The multipaneled exhibition uses historical, scientific, governmental and cultural resources regarding this policy and its influence on local, national and international spheres.
UM sociology Professor Robert Balch will deliver the lecture “When the War Didn’t Happen: Prophecy Failure in Missoula” from 6 to 7 p.m. Thursday, June 16, in the Mansfield Library. He will discuss how Missoula chiropractor Leland Jensen made international news in 1980 when he predicted that the Apocalypse, in the form of global nuclear war, would commence on April 29 at precisely 5:55 p.m.
The presentation will describe how Jensen and his followers prepared for the catastrophe, how they responded when the prophecy failed and how this episode compares to other cases of prophecy failure.
Then local historian Jon Axline will present “Sky Watchers: The Ground Observer Corps in Montana” from 6 to 7 p.m.

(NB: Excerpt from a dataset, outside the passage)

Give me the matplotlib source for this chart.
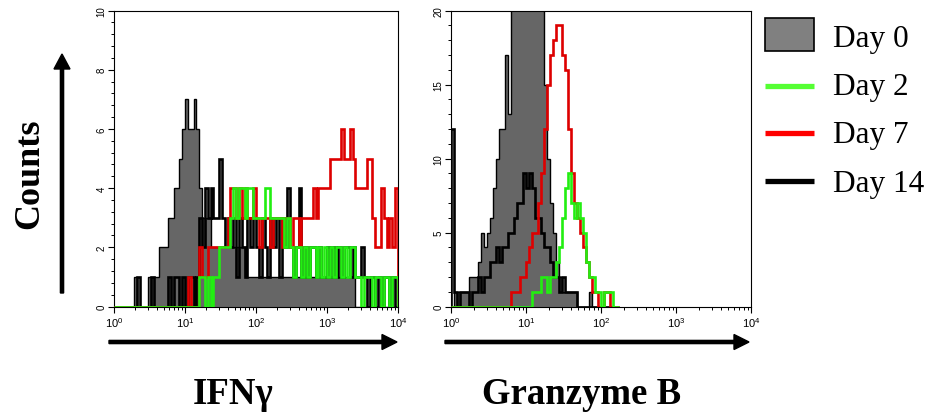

Thursday, June 30, in the Mansfield Library. Axline will discuss how the U.S. Air Force relied on civilian volunteers to guard the country from a Soviet sneak attack during most of the 1950s.
The Ground Observer Corps enlisted thousands of Montanans who volunteered their time scanning the skies for enemy aircraft. The sky watchers came from all walks of life and hailed from nearly every community in the state. They stood watch from towers, balconies, front porches and even telephone booths – and did so in nearly every kind of weather. By late 1958, improvements in radar technology rendered the Ground Observer Corps obsolete and they quickly faded into the background of history. Axline’s talk will describe the origins of the corps, their place in Montana history and their significance to the Cold War.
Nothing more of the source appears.